ARE ASSETS ACQUIRED AFTER A DIVORCE WAS FILED MARITAL ASSETS?

A division of property and assets case captioned Ritacco v. Ritacco was recently decided by the Florida Court of Appeal.  This case involved a twenty-two year marriage. During the course of the marriage, the parties had two children.  Both are now adults.  The Husband drew a salary, received a pension, and owned a DROP account.  The Wife moved out of the marital home on the day that she filed her Petition for Dissolution of Marriage.

The Wife also borrowed $65,761.00 from the parties’ HELOC on that date.  The Wife deposited these funds into her bank account.  She testified at the final hearing that she used these funds to support her daughter and herself.  She stated that she used these funds to purchase gas, clothing, food, and to pay for medical visits for her daughter.  At the hearing, the Husband asserted that the Wife’s withdrawal from the HELOC was a non-marital debt.

The Florida Court of Appeal stated that under Florida statutes, there are three dates that a Court may utilize to classify marital assets and liabilities.  The first date is the date on which the parties executed a valid separation agreement.  The second date is a date agreed to by the parties in a valid separation agreement.  In the event that neither of these dates apply, the date that Florida Courts utilize to classify marital assets and liabilities is the date that a Petition for Dissolution of Marriage is filed.

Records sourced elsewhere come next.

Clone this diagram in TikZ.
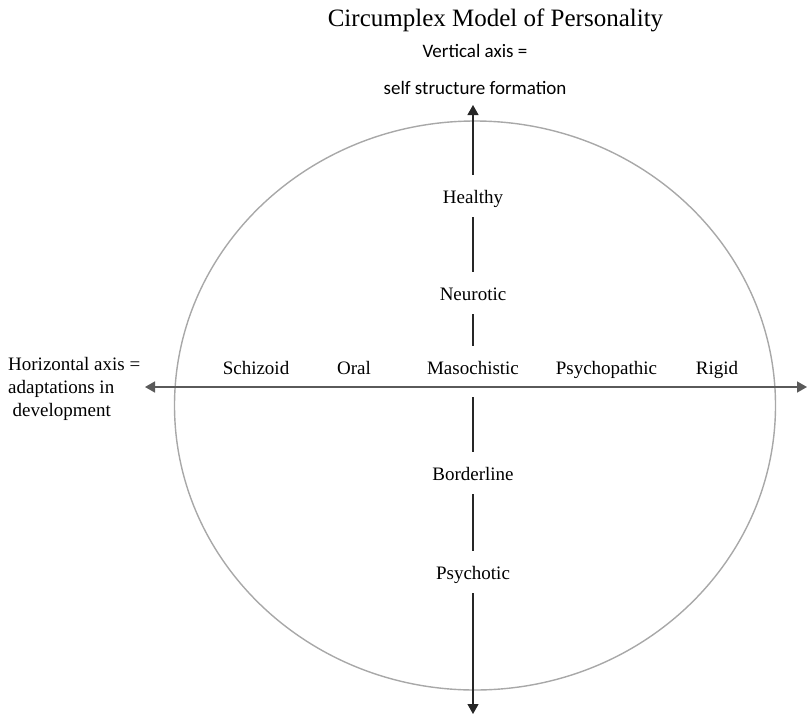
\documentclass[tikz,border=0pt]{standalone}
\usepackage{fontspec}
\setmainfont{Liberation Serif}
\newfontfamily\calibrifont{Carlito}
\usetikzlibrary{arrows.meta}
\definecolor{ellcol}{HTML}{A8A8A8}
\definecolor{hcol}{HTML}{5A5A5A}
\definecolor{vcol}{HTML}{262626}
\begin{document}
\begin{tikzpicture}[x=1pt,y=-1pt,
  lbl/.style={font=\fontsize{19}{23}\selectfont, text height=13pt, text depth=4pt, inner sep=0pt, anchor=base},
  haxisline/.style={draw=hcol, line width=1.6pt},
  vaxisline/.style={draw=vcol, line width=1.2pt},
  ellline/.style={draw=ellcol, line width=1.4pt},
  tip/.style={-{Triangle[length=10pt,width=11pt]}},
  twotips/.style={{Triangle[length=10pt,width=11pt]}-{Triangle[length=10pt,width=11pt]}},
  gapped/.style={shorten <=10pt, shorten >=15pt}
]
\useasboundingbox (0,0) rectangle (808,715);

% ellipse
\draw[ellline] (475,405.5) ellipse [x radius=300.5pt, y radius=284.5pt];

% title and axis labels
\node[font=\fontsize{25}{30}\selectfont, anchor=base] (title) at (495.5,26) {Circumplex Model of Personality};
\node[font=\calibrifont\fontsize{19}{37}\selectfont, align=center, inner sep=0pt] (vlabel) at (475,69) {Vertical axis =\\self structure formation};
\node[font=\fontsize{19}{23}\selectfont, align=left, inner sep=0pt, anchor=west] (hlabel) at (8,388.6) {Horizontal axis =\\adaptations in\\\hspace*{4.5pt}development};

% labels
\node[lbl] (healthy) at (473,203) {Healthy};
\node[lbl] (neurotic) at (473,300) {Neurotic};
\node[lbl] (maso) at (473,374) {Masochistic};
\node[lbl] (schizoid) at (256,374) {Schizoid};
\node[lbl] (oral) at (354,374) {Oral};
\node[lbl] (psychopathic) at (606.5,374) {Psychopathic};
\node[lbl] (rigid) at (717,374) {Rigid};
\node[lbl] (borderline) at (473,480) {Borderline};
\node[lbl] (psychotic) at (473,579) {Psychotic};

% axis end points
\coordinate (vtop) at (473,105);
\coordinate (vbot) at (473,714);
\coordinate (vmid) at (473,397);
\coordinate (hleft) at (145,387);
\coordinate (hright) at (807,387);

% horizontal axis
\draw[haxisline, twotips] (hleft) -- (hright);

% vertical axis (interrupted by labels)
\draw[vaxisline, tip, shorten <=15pt] (healthy.north) -- (vtop);
\draw[vaxisline, gapped] (healthy.south) -- (neurotic.north);
\draw[vaxisline, gapped] (neurotic.south) -- (maso.north);
\draw[vaxisline, shorten >=15pt] (vmid) -- (borderline.north);
\draw[vaxisline, gapped] (borderline.south) -- (psychotic.north);
\draw[vaxisline, tip, shorten <=10pt] (psychotic.south) -- (vbot);
\end{tikzpicture}
\end{document}
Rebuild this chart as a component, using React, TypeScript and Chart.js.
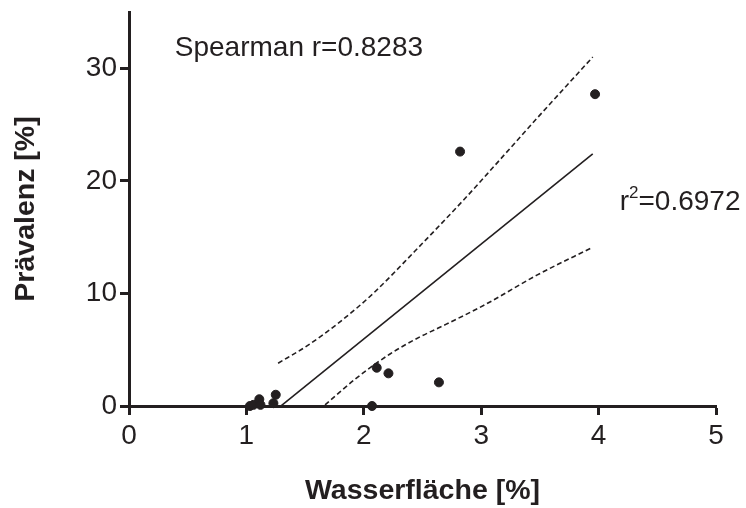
import React, { useEffect, useRef } from "react";
import { Chart, registerables } from "chart.js";

Chart.register(...registerables);

// Scatter data (Wasserfläche [%] vs Prävalenz [%])
const pointX = [1.03, 1.06, 1.11, 1.12, 1.23, 1.25, 2.07, 2.11, 2.21, 2.64, 2.82, 3.97];
const pointY = [0.0, 0.1, 0.6, 0.1, 0.25, 1.0, 0.0, 3.4, 2.9, 2.1, 22.6, 27.7];

// Linear regression line
const fitX = [1.27, 3.95];
const fitY = [-0.2, 22.4];

// 95% confidence band (upper / lower)
const upperX = [1.27, 1.51, 1.80, 2.08, 2.43, 2.85, 3.05, 3.47, 3.95];
const upperY = [3.8, 5.3, 7.5, 10.0, 13.7, 18.3, 20.6, 25.5, 31.0];
const lowerX = [1.67, 1.94, 2.22, 2.48, 2.63, 3.05, 3.47, 3.95];
const lowerY = [0.1, 2.5, 4.6, 6.15, 6.9, 9.1, 11.6, 14.1];

const xTicks = [0, 1, 2, 3, 4, 5];
const yTicks = [0, 10, 20, 30];

const xTitle = "Wasserfläche [%]";
const yTitle = "Prävalenz [%]";
const spearmanText = "Spearman r=0.8283";
const r2Value = "=0.6972";

const INK = "#231f20";
const FONT = "'Liberation Sans', Arial, Helvetica, sans-serif";

const toPts = (xs: number[], ys: number[]) => xs.map((x, i) => ({ x, y: ys[i] }));

export default function App() {
  const ref = useRef<HTMLCanvasElement | null>(null);

  useEffect(() => {
    if (!ref.current) return;
    const annot = {
      id: "annot",
      afterDraw(chart: any) {
        const { ctx, scales } = chart;
        const xs = scales.x;
        const ys = scales.y;
        ctx.save();
        ctx.fillStyle = INK;
        ctx.textBaseline = "alphabetic";
        ctx.textAlign = "left";
        ctx.font = `28px ${FONT}`;
        ctx.fillText(spearmanText, xs.getPixelForValue(0.39), ys.getPixelForValue(31.1));
        const bx = xs.getPixelForValue(4.18);
        const by = ys.getPixelForValue(17.4);
        ctx.fillText("r", bx, by);
        const rw = ctx.measureText("r").width;
        ctx.font = `17px ${FONT}`;
        ctx.fillText("2", bx + rw, by - 12);
        const sw = ctx.measureText("2").width;
        ctx.font = `28px ${FONT}`;
        ctx.fillText(r2Value, bx + rw + sw, by);
        ctx.restore();
      },
    };

    const chart = new Chart(ref.current, {
      type: "scatter",
      data: {
        datasets: [
          {
            data: toPts(pointX, pointY),
            backgroundColor: INK,
            borderColor: INK,
            pointRadius: 4.5,
            pointHoverRadius: 4.5,
            showLine: false,
            clip: false as any,
          },
          {
            data: toPts(fitX, fitY),
            showLine: true,
            borderColor: INK,
            borderWidth: 1.6,
            pointRadius: 0,
          },
          {
            data: toPts(upperX, upperY),
            showLine: true,
            borderColor: INK,
            borderWidth: 1.6,
            borderDash: [5, 3],
            pointRadius: 0,
            cubicInterpolationMode: "monotone",
          },
          {
            data: toPts(lowerX, lowerY),
            showLine: true,
            borderColor: INK,
            borderWidth: 1.6,
            borderDash: [5, 3],
            pointRadius: 0,
            cubicInterpolationMode: "monotone",
          },
        ] as any,
      },
      options: {
        animation: false,
        responsive: false,
        layout: { padding: { left: 0, top: 12, right: 30, bottom: 0 } },
        plugins: { legend: { display: false }, tooltip: { enabled: false } },
        scales: {
          x: {
            type: "linear",
            min: 0,
            max: 5,
            afterBuildTicks: (s: any) => {
              s.ticks = xTicks.map((v) => ({ value: v }));
            },
            afterFit: (s: any) => {
              s.height = 102;
            },
            ticks: {
              color: INK,
              font: { family: FONT, size: 28 },
              padding: 4,
            },
            border: { display: true, color: INK, width: 3 },
            grid: {
              drawOnChartArea: false,
              drawTicks: true,
              tickLength: 9,
              tickWidth: 3,
              tickColor: INK,
            },
            title: {
              display: true,
              text: xTitle,
              color: INK,
              font: { family: FONT, size: 28.5, weight: "bold" },
              padding: { top: 12, bottom: 0 },
            },
          },
          y: {
            type: "linear",
            min: 0,
            max: 35,
            afterBuildTicks: (s: any) => {
              s.ticks = yTicks.map((v) => ({ value: v }));
            },
            afterFit: (s: any) => {
              s.width = 129;
              s.paddingTop = 0;
              s.paddingBottom = 0;
            },
            ticks: {
              color: INK,
              font: { family: FONT, size: 28 },
              padding: 3,
            },
            border: { display: true, color: INK, width: 3 },
            grid: {
              drawOnChartArea: false,
              drawTicks: true,
              tickLength: 9,
              tickWidth: 3,
              tickColor: INK,
            },
            title: {
              display: true,
              text: yTitle,
              color: INK,
              font: { family: FONT, size: 28.5, weight: "bold" },
              padding: { top: 9, bottom: 0 },
            },
          },
        },
      },
      plugins: [annot],
    });
    return () => chart.destroy();
  }, []);

  return (
    <div style={{ position: "absolute", left: 0, top: 0, width: 746, height: 508, background: "#fff" }}>
      <canvas ref={ref} width={746} height={508} style={{ display: "block" }} />
    </div>
  );
}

In Ritacco v. Ritacco, the parties did not execute a valid separation agreement.  Therefore, the date that the Florida Court of Appeal utilized to classify the parties’ assets and liabilities was the date that the Petition for Dissolution of Marriage was filed.  The Court stated that all assets acquired and all liabilities incurred after the date that the Petition for Dissolution of Marriage is filed are considered to be non-marital assets and non-marital liabilities. The appellate court ruled that the trial court erred when it included the $65,761.00 that the Wife borrowed from the parties’ HELOC on the day that she filed her Petition for Dissolution as a marital debt.  Since the Wife incurred this debt on the day that she filed for divorce, the appellate court considered it to be a non-marital debt that was directed to attribute the Wife.